Repeat everything from the first line of the listing below through the line that contains "que no estudian", exactly. Leave out pictures.

§ **Data section**:
* * * * * * * * *
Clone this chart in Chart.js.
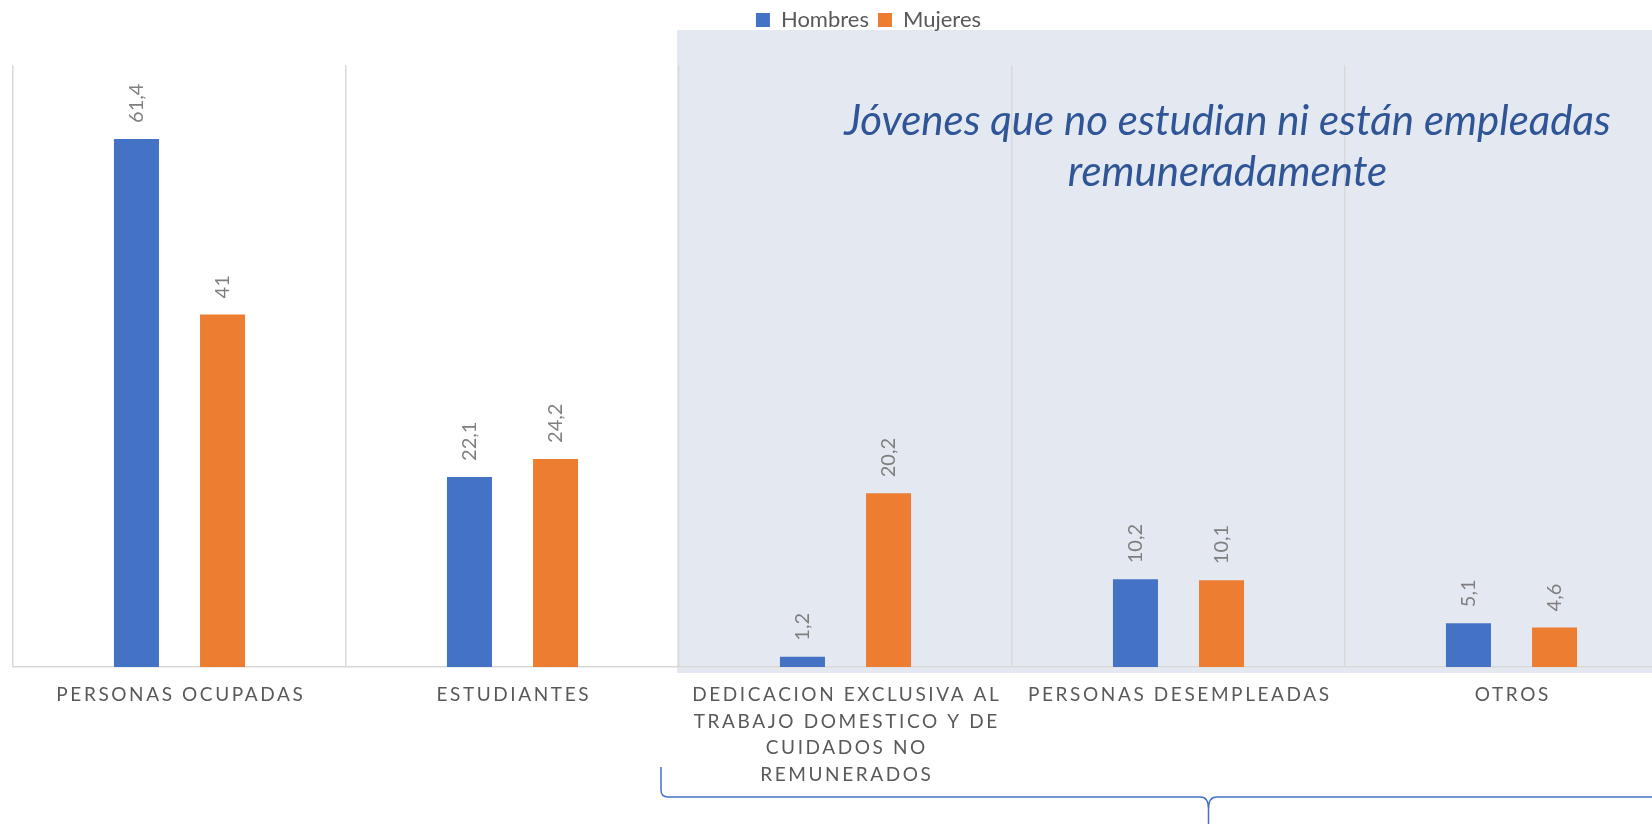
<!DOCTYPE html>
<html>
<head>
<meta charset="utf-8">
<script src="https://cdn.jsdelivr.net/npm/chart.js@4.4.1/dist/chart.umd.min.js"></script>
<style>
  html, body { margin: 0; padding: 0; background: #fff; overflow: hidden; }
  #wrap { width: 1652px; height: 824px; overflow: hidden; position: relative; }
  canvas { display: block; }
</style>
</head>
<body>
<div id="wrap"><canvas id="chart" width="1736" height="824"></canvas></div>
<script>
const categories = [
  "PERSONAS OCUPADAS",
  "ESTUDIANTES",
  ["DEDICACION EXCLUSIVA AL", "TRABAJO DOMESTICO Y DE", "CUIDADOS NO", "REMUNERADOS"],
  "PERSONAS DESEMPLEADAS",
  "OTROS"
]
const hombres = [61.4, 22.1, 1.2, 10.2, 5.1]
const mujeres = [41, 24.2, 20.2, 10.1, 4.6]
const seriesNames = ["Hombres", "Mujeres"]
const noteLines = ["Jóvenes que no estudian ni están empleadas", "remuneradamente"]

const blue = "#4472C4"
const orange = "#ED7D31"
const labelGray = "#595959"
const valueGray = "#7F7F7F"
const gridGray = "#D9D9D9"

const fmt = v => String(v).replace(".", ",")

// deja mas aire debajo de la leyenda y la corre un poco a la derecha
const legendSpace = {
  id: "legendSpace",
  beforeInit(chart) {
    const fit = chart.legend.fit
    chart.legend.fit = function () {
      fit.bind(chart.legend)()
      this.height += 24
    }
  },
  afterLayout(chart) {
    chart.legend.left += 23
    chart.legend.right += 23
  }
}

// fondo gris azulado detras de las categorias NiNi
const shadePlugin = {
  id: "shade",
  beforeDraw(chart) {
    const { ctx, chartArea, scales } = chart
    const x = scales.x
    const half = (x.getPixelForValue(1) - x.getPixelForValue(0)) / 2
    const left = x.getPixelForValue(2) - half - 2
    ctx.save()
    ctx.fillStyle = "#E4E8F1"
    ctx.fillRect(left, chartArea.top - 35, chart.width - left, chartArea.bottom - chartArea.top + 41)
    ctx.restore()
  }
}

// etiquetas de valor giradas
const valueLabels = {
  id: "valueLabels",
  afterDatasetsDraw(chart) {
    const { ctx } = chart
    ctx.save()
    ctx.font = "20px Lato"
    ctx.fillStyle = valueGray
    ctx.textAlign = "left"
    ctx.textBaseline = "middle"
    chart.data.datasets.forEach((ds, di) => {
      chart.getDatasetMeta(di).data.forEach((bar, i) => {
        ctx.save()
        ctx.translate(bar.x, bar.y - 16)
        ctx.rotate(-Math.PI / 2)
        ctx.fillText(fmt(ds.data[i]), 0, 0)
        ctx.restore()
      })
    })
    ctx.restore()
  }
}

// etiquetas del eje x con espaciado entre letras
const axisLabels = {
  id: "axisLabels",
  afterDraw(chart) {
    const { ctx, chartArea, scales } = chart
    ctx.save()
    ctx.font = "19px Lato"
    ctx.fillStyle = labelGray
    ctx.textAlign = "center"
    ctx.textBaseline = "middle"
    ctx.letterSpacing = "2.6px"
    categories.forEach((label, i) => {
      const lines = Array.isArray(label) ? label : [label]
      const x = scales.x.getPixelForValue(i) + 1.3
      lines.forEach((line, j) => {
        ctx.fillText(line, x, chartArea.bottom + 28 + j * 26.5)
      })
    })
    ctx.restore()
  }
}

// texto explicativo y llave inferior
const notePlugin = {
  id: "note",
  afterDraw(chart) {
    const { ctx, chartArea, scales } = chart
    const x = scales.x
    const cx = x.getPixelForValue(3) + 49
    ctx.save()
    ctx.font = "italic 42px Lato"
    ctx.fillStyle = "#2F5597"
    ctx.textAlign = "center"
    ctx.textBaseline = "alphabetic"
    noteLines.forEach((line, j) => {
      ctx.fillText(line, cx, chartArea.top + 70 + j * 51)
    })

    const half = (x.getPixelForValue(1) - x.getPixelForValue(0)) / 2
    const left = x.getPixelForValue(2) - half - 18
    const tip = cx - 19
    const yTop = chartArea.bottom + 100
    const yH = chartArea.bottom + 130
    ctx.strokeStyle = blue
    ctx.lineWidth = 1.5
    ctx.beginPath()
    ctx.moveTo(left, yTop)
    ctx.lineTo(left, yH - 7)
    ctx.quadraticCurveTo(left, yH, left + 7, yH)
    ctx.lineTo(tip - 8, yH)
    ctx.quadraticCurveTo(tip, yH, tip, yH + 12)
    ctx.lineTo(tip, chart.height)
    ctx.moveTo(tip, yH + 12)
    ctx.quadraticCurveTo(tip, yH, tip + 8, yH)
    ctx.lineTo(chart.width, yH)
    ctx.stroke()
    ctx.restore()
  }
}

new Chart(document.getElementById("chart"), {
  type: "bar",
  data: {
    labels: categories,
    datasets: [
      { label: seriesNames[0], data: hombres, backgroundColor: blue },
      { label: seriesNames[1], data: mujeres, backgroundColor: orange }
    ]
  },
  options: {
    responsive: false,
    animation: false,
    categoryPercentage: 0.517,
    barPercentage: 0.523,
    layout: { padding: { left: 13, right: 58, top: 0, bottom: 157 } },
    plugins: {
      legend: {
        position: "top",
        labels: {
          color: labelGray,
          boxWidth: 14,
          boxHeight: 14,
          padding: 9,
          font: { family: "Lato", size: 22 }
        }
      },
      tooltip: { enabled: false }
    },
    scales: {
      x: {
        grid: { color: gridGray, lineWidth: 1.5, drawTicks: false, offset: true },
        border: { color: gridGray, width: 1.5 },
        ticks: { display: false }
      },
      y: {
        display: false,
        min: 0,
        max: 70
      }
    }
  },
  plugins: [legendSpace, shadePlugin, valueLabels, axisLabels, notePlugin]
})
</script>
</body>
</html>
* * * * * * * * *
§ **Solution below**:
Clone this chart in Chart.js.
<!DOCTYPE html>
<html>
<head>
<meta charset="utf-8">
<script src="https://cdn.jsdelivr.net/npm/chart.js@4.4.1/dist/chart.umd.min.js"></script>
<style>
  html, body { margin: 0; padding: 0; background: #fff; overflow: hidden; }
  #wrap { width: 1652px; height: 824px; overflow: hidden; position: relative; }
  canvas { display: block; }
</style>
</head>
<body>
<div id="wrap"><canvas id="chart" width="1736" height="824"></canvas></div>
<script>
const categories = [
  "PERSONAS OCUPADAS",
  "ESTUDIANTES",
  ["DEDICACION EXCLUSIVA AL", "TRABAJO DOMESTICO Y DE", "CUIDADOS NO", "REMUNERADOS"],
  "PERSONAS DESEMPLEADAS",
  "OTROS"
]
const hombres = [61.4, 22.1, 1.2, 10.2, 5.1]
const mujeres = [41, 24.2, 20.2, 10.1, 4.6]
const seriesNames = ["Hombres", "Mujeres"]
const noteLines = ["Jóvenes que no estudian ni están empleadas", "remuneradamente"]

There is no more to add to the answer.